Instance shape reconstruction from a 3D scene involves recovering the full geometries of multiple objects at the semantic instance level. Many methods leverage data-driven learning due to the intricacies of scene complexity and significant indoor occlusions. Training these methods often requires a large-scale, high-quality dataset with aligned and paired shape annotations with real-world scans. Existing datasets are either synthetic or misaligned, restricting the performance of data-driven methods on real data. To this end, we introduce LASA, a Large-scale Aligned Shape Annotation Dataset comprising 10,412 high-quality CAD annotations aligned with 920 real-world scene scans from ArkitScenes, created manually by professional artists. On this top, we propose a novel Diffusion-based Cross-Modal Shape Reconstruction (DisCo) method. It is empowered by a hybrid feature aggregation design to fuse multi-modal inputs and recover high-fidelity object geometries. Besides, we present an Occupancy-Guided 3D Object Detection (OccGOD) method and demonstrate that our shape annotations provide scene occupancy clues that can further improve 3D object detection. Supported by LASA, extensive experiments show that our methods achieve state-of-the-art performance in both instance-level scene reconstruction and 3D object detection tasks.

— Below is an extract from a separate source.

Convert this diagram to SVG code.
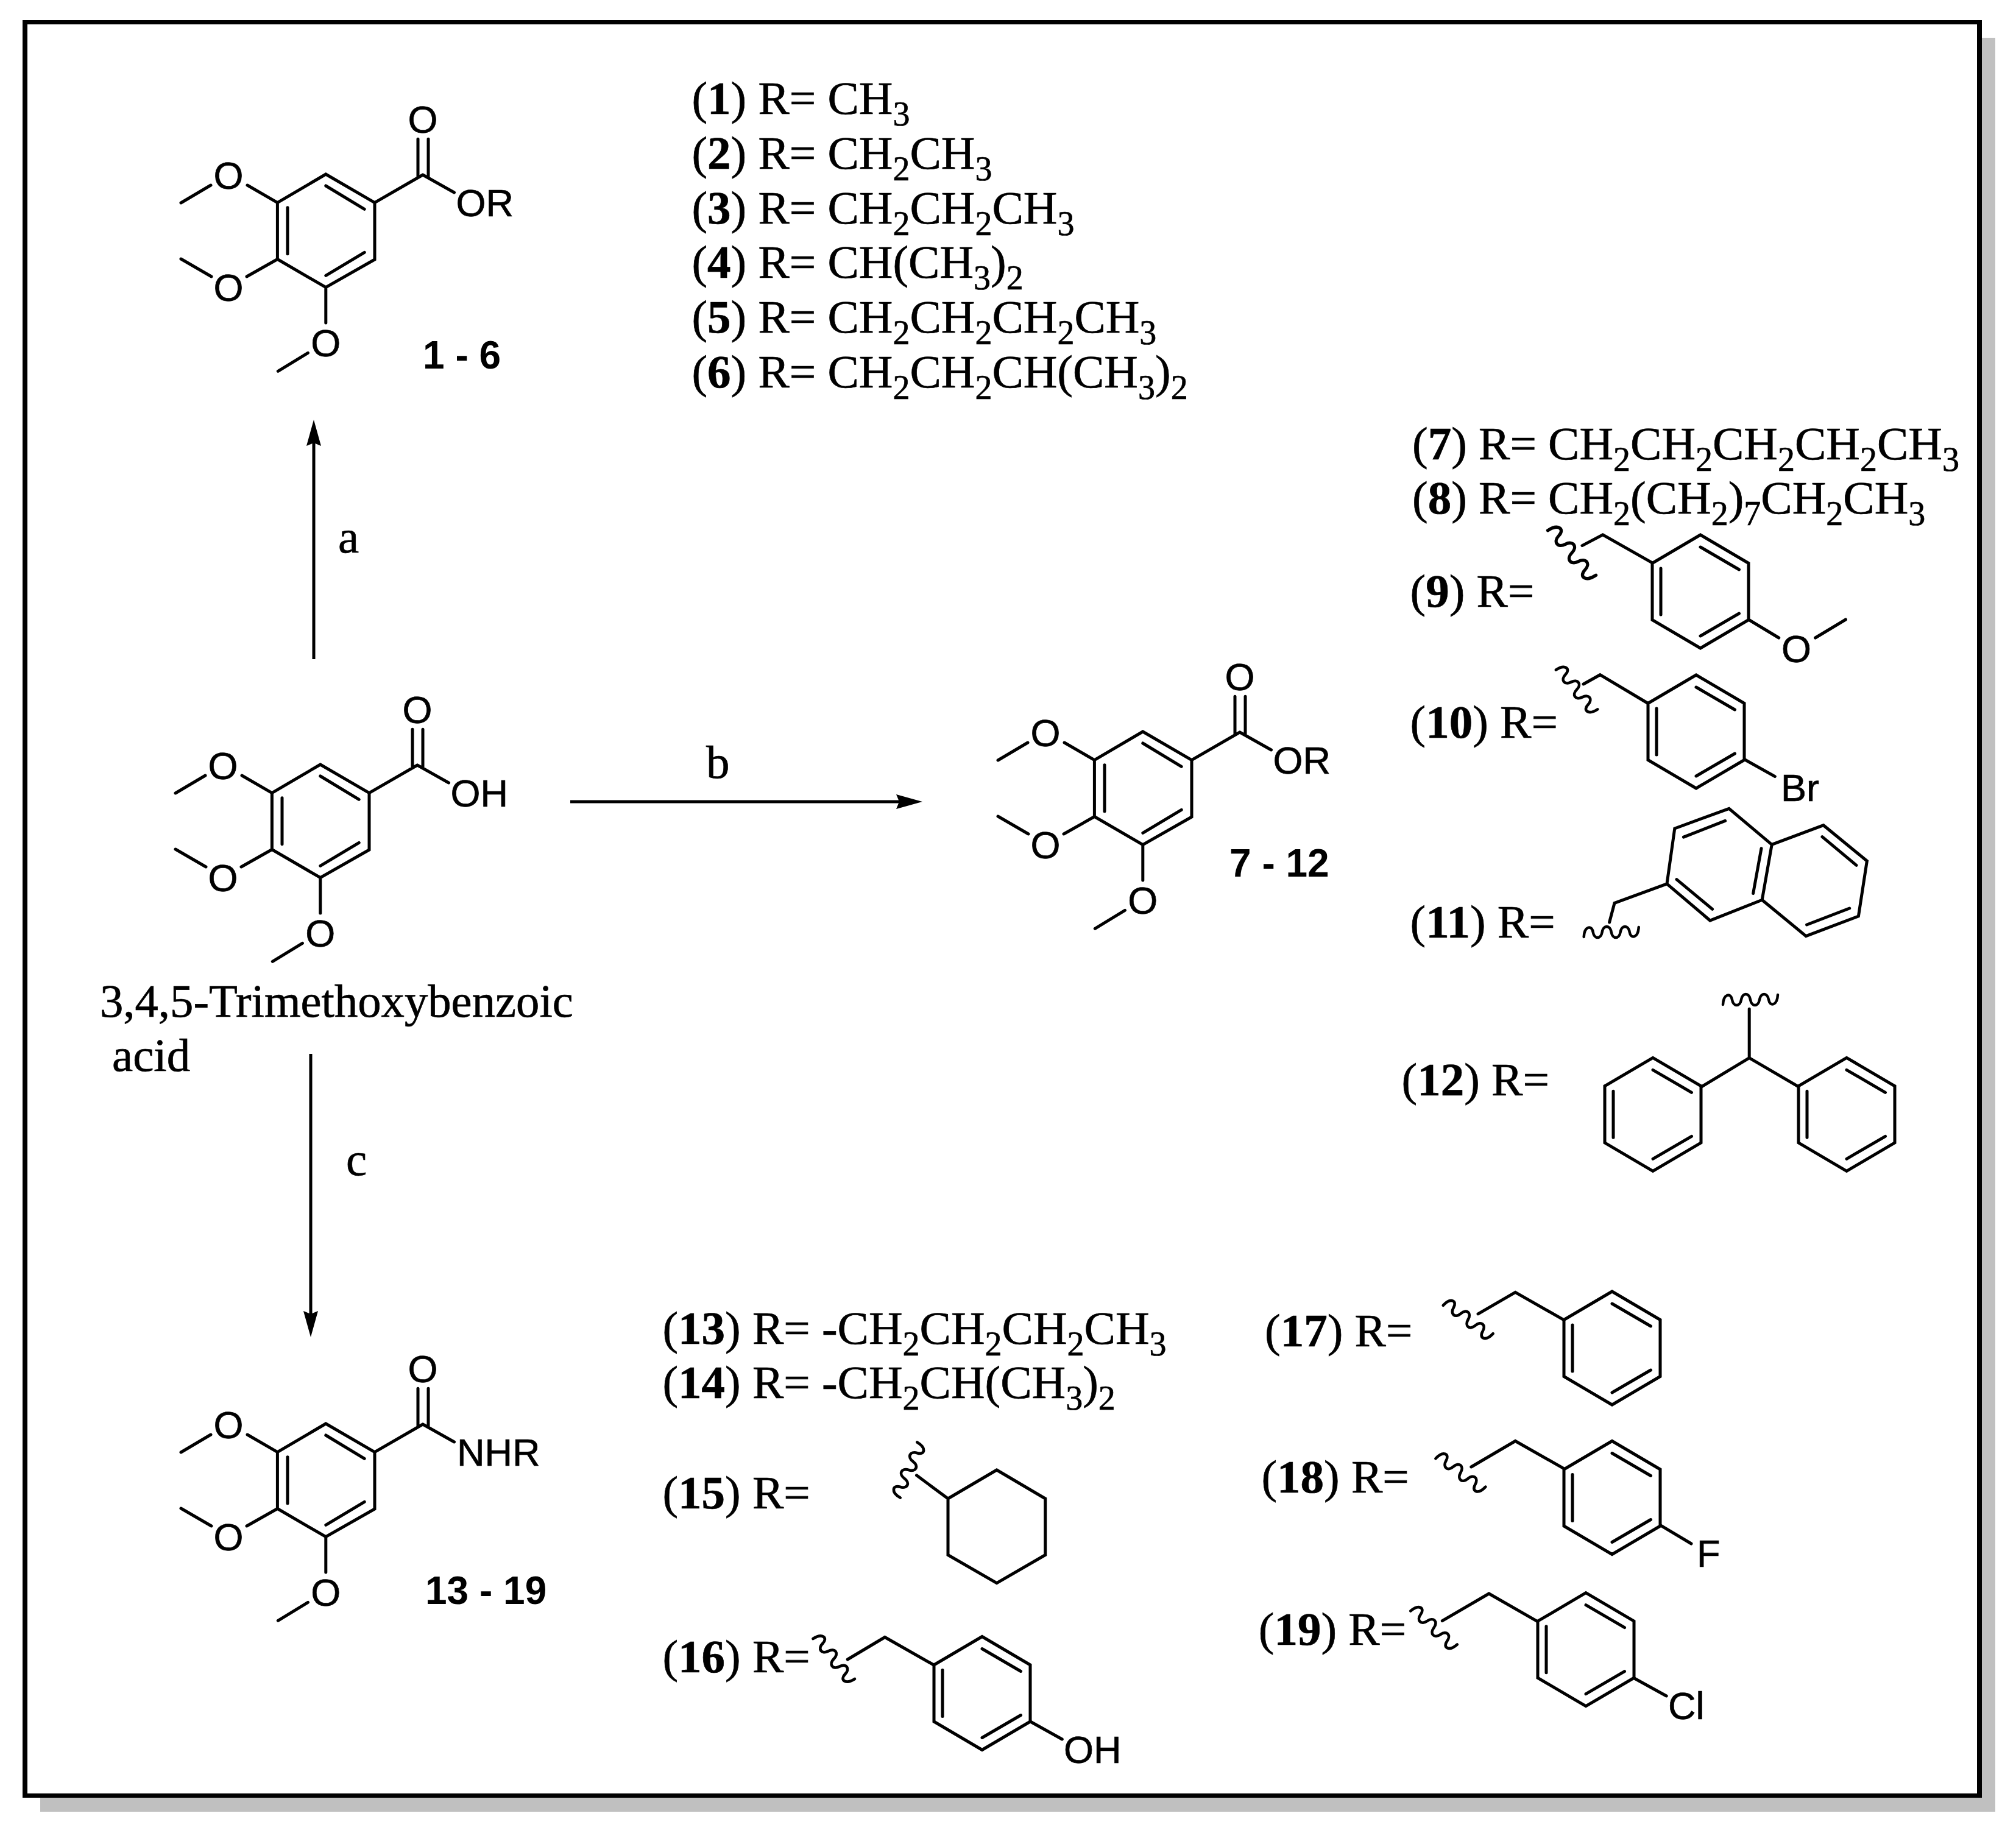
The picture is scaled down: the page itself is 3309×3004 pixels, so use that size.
<svg xmlns="http://www.w3.org/2000/svg" width="3309" height="3004" viewBox="0 0 3309 3004">
<style>
.l{fill:none;stroke:#000;stroke-width:5;stroke-linecap:round;stroke-linejoin:miter}
.w{fill:none;stroke:#000;stroke-width:4.5;stroke-linecap:round;stroke-linejoin:round}
.arr{fill:none;stroke:#000;stroke-width:5}
.a{font-family:"Liberation Sans",Arial,sans-serif;font-size:63px;fill:#000;stroke:#000;stroke-width:.7}
.m{text-anchor:middle}
.n{font-family:"Liberation Sans",Arial,sans-serif;font-size:64px;font-weight:bold;fill:#000}
.t{font-family:"Liberation Serif","Times New Roman",serif;font-size:77px;fill:#000;stroke:#000;stroke-width:.7}
.b{font-weight:bold}
.s{font-size:56px;baseline-shift:-19px}
</style>
<defs>
<marker id="head" markerUnits="userSpaceOnUse" markerWidth="46" markerHeight="28" refX="8" refY="13" orient="auto">
<path d="M43 13L0 1L5 13L0 25Z" fill="#000"/>
</marker>
<path id="core" class="l" d="M534.8 286L615 332.7V426L534.8 471.7L455.4 425.5V332.7ZM534.8 305L598.2 343.3M472 340.7V416.7M534.8 452.3L598.2 414.3M615 332.7L694 287M686 228.3V291.5M703 228.3V291.5M694 287L745.5 316M455.4 332.7L406 304M346 304L297 333M455.4 425.5L405 454M347 454L297 425M534.8 471.7V530M505.4 579.3L456.3 609.3"/>
<path id="ph" class="l" d="M0 -93L79 -46.5V46.5L0 93L-79 46.5V-46.5ZM0 -73L63.5 -36M-65 -38V38M0 73L63.5 36"/>
<path id="wave" class="w" d="M-45 8C-44 -10 -32 -12 -30 0C-28 12 -17 12 -15 0C-13 -12 -2 -12 0 0C2 12 13 12 15 0C17 -12 28 -12 30 0C32 12 44 10 45 -8"/>
</defs>
<rect width="3309" height="3004" fill="#fff"/>
<g id="frame">
<rect x="66" y="62" width="3209" height="2912" fill="#c0c0c0"/>
<rect x="37" y="33" width="3216" height="2918" fill="#000"/>
<rect x="45" y="40" width="3200" height="2904" fill="#fff"/>
</g>
<g id="connectors">
<path class="arr" d="M515 1082V724" marker-end="url(#head)"/>
<path class="arr" d="M936 1316H1479" marker-end="url(#head)"/>
<path class="arr" d="M510 1730V2160" marker-end="url(#head)"/>
</g>
<g id="arrow-labels">
<text class="t" x="555" y="907">a</text>
<text class="t" x="1159" y="1277">b</text>
<text class="t" x="568" y="1929">c</text>
</g>
<g id="mol-1-6">
<use href="#core"/>
<text class="a m" x="375" y="310">O</text>
<text class="a m" x="375" y="494">O</text>
<text class="a m" x="534.8" y="585">O</text>
<text class="a m" x="694" y="218">O</text>
<text class="a" x="748.5" y="355">OR</text>
<text class="n" x="694" y="605">1 - 6</text>
</g>
<g id="acid">
<use href="#core" transform="translate(-9 969)"/>
<text class="a m" x="366" y="1279">O</text>
<text class="a m" x="366" y="1463">O</text>
<text class="a m" x="525.8" y="1554">O</text>
<text class="a m" x="685" y="1187">O</text>
<text class="a" x="739.5" y="1324">OH</text>
<text class="t" x="164" y="1669" style="font-size:76.7px">3,4,5-Trimethoxybenzoic</text>
<text class="t" x="184" y="1758">acid</text>
</g>
<g id="mol-7-12">
<use href="#core" transform="translate(1341 915)"/>
<text class="a m" x="1716" y="1225">O</text>
<text class="a m" x="1716" y="1409">O</text>
<text class="a m" x="1875.8" y="1500">O</text>
<text class="a m" x="2035" y="1133">O</text>
<text class="a" x="2089.5" y="1270">OR</text>
<text class="n" x="2018" y="1439">7 - 12</text>
</g>
<g id="mol-13-19">
<use href="#core" transform="translate(0 2051)"/>
<text class="a m" x="375" y="2361">O</text>
<text class="a m" x="375" y="2545">O</text>
<text class="a m" x="534.8" y="2636">O</text>
<text class="a m" x="694" y="2269">O</text>
<text class="a" x="750" y="2406">NHR</text>
<text class="n" x="698" y="2633">13 - 19</text>
</g>
<g id="r1"><text class="t" x="1135.4" y="187.4">(<tspan class="b">1</tspan>) R= CH<tspan class="s">3</tspan></text></g>
<g id="r2"><text class="t" x="1135.4" y="277.4">(<tspan class="b">2</tspan>) R= CH<tspan class="s">2</tspan>CH<tspan class="s">3</tspan></text></g>
<g id="r3"><text class="t" x="1135.4" y="367">(<tspan class="b">3</tspan>) R= CH<tspan class="s">2</tspan>CH<tspan class="s">2</tspan>CH<tspan class="s">3</tspan></text></g>
<g id="r4"><text class="t" x="1135.4" y="456">(<tspan class="b">4</tspan>) R= CH(CH<tspan class="s">3</tspan>)<tspan class="s">2</tspan></text></g>
<g id="r5"><text class="t" x="1135.4" y="546">(<tspan class="b">5</tspan>) R= CH<tspan class="s">2</tspan>CH<tspan class="s">2</tspan>CH<tspan class="s">2</tspan>CH<tspan class="s">3</tspan></text></g>
<g id="r6"><text class="t" x="1135.4" y="636">(<tspan class="b">6</tspan>) R= CH<tspan class="s">2</tspan>CH<tspan class="s">2</tspan>CH(CH<tspan class="s">3</tspan>)<tspan class="s">2</tspan></text></g>
<g id="r7"><text class="t" x="2318" y="753.7">(<tspan class="b">7</tspan>) R= CH<tspan class="s">2</tspan>CH<tspan class="s">2</tspan>CH<tspan class="s">2</tspan>CH<tspan class="s">2</tspan>CH<tspan class="s">3</tspan></text></g>
<g id="r8"><text class="t" x="2318" y="843">(<tspan class="b">8</tspan>) R= CH<tspan class="s">2</tspan>(CH<tspan class="s">2</tspan>)<tspan class="s">7</tspan>CH<tspan class="s">2</tspan>CH<tspan class="s">3</tspan></text></g>
<g id="r9">
<text class="t" x="2314.5" y="996">(<tspan class="b">9</tspan>) R=</text>
<use href="#wave" transform="translate(2580 907.5) rotate(53) scale(1.18)"/>
<path class="l" d="M2597 895.6L2630.8 877.8L2712.4 924.2M2870 1017L2919.7 1047M2979.6 1047L3029.4 1017"/>
<use href="#ph" transform="translate(2791 971)"/>
<text class="a m" x="2948.4" y="1087">O</text>
</g>
<g id="r10">
<text class="t" x="2314.5" y="1211">(<tspan class="b">10</tspan>) R=</text>
<use href="#wave" transform="translate(2588 1132) rotate(53.5) scale(1.03)"/>
<path class="l" d="M2599 1123L2626.3 1107.7L2704 1154M2864 1247L2913.3 1274.6"/>
<use href="#ph" transform="translate(2784 1201)"/>
<text class="a" x="2923" y="1315">Br</text>
</g>
<g id="r11">
<text class="t" x="2314.5" y="1539">(<tspan class="b">11</tspan>) R=</text>
<use href="#wave" transform="translate(2644.7 1530)"/>
<path class="l" d="M2641.6 1514L2650 1482.4L2736 1450.8L2806.8 1511L2892.2 1477.3L2908.2 1386.4L2838 1327.3L2748.8 1360L2736 1450.8M2908.2 1386.4L2993 1354.7L3064.4 1413.2L3050.4 1504L2964.3 1536.6L2892.2 1477.3M2763.4 1374.2L2831.6 1347.4M2752 1443.7L2810.6 1492.3M2891 1392.7L2877.6 1466.6M2991 1373.7L3047 1420.4M3035.7 1491L2965.6 1518"/>
</g>
<g id="r12">
<text class="t" x="2300.5" y="1798">(<tspan class="b">12</tspan>) R=</text>
<use href="#wave" transform="translate(2873 1641)"/>
<path class="l" d="M2871.2 1656.3V1736.6M2793.4 1783.6L2871.2 1736.6L2951.6 1783.6"/>
<use href="#ph" transform="translate(2713 1829.3)"/>
<use href="#ph" transform="translate(3031 1829.3)"/>
</g>
<g id="r13"><text class="t" x="1087.4" y="2206">(<tspan class="b">13</tspan>) R= -CH<tspan class="s">2</tspan>CH<tspan class="s">2</tspan>CH<tspan class="s">2</tspan>CH<tspan class="s">3</tspan></text></g>
<g id="r14"><text class="t" x="1087.4" y="2295">(<tspan class="b">14</tspan>) R= -CH<tspan class="s">2</tspan>CH(CH<tspan class="s">3</tspan>)<tspan class="s">2</tspan></text></g>
<g id="r15">
<text class="t" x="1087.4" y="2475.6">(<tspan class="b">15</tspan>) R=</text>
<use href="#wave" transform="translate(1491.5 2413) rotate(117) scale(1.04)"/>
<path class="l" d="M1556 2460L1504.5 2421.8M1636 2413L1715.7 2460V2552.5L1636 2598.6L1556 2552.5V2460Z"/>
</g>
<g id="r16">
<text class="t" x="1087.4" y="2745">(<tspan class="b">16</tspan>) R=</text>
<use href="#wave" transform="translate(1368.7 2723) rotate(54) scale(1.04)"/>
<path class="l" d="M1391.2 2724L1452.4 2687.5L1532.6 2733M1691.2 2826L1743.3 2855"/>
<use href="#ph" transform="translate(1612 2779.5)"/>
<text class="a" x="1746" y="2894">OH</text>
</g>
<g id="r17">
<text class="t" x="2076" y="2209.5">(<tspan class="b">17</tspan>) R=</text>
<use href="#wave" transform="translate(2409.7 2166) rotate(39.6) scale(1.03)"/>
<path class="l" d="M2426 2156.8L2487.2 2121.4L2566.3 2166.4"/>
<use href="#ph" transform="translate(2646 2213)"/>
</g>
<g id="r18">
<text class="t" x="2070.4" y="2450">(<tspan class="b">18</tspan>) R=</text>
<use href="#wave" transform="translate(2397.4 2417.4) rotate(39.6) scale(1.03)"/>
<path class="l" d="M2414.8 2408L2487.2 2365.5L2566.3 2410.4M2726 2504.2L2776 2534"/>
<use href="#ph" transform="translate(2646 2458.5)"/>
<text class="a" x="2785" y="2572">F</text>
</g>
<g id="r19">
<text class="t" x="2065.8" y="2700">(<tspan class="b">19</tspan>) R=</text>
<use href="#wave" transform="translate(2353.5 2672) rotate(45.7) scale(1.03)"/>
<path class="l" d="M2367.3 2660.7L2443.9 2616L2523.5 2661.6M2682.6 2755L2735.2 2784"/>
<use href="#ph" transform="translate(2603 2707.7)"/>
<text class="a" x="2738" y="2822">Cl</text>
</g>
</svg>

LASA is a Large-scale Aligned Shape Annotation Dataset containing 10,412 unique object CAD models aligned with 920 real-world scene scans.
Pipeline of our DisCo. Firstly, a triplane VAE model is trained to encode shape into triplane latent space (top-left). Subsequently, a triplane diffusion model is trained in this latent space for conditional shape reconstruction (top-right). A novel Hybrid Feature Aggregation Layer is proposed to effectively aggregate and align local features in both partial points cloud and multi-view images (bottom).
Examples of DisCo’s instance-level scene reconstruction results. Both objects’ partial point cloud and multi-view images are used as inputs to these results.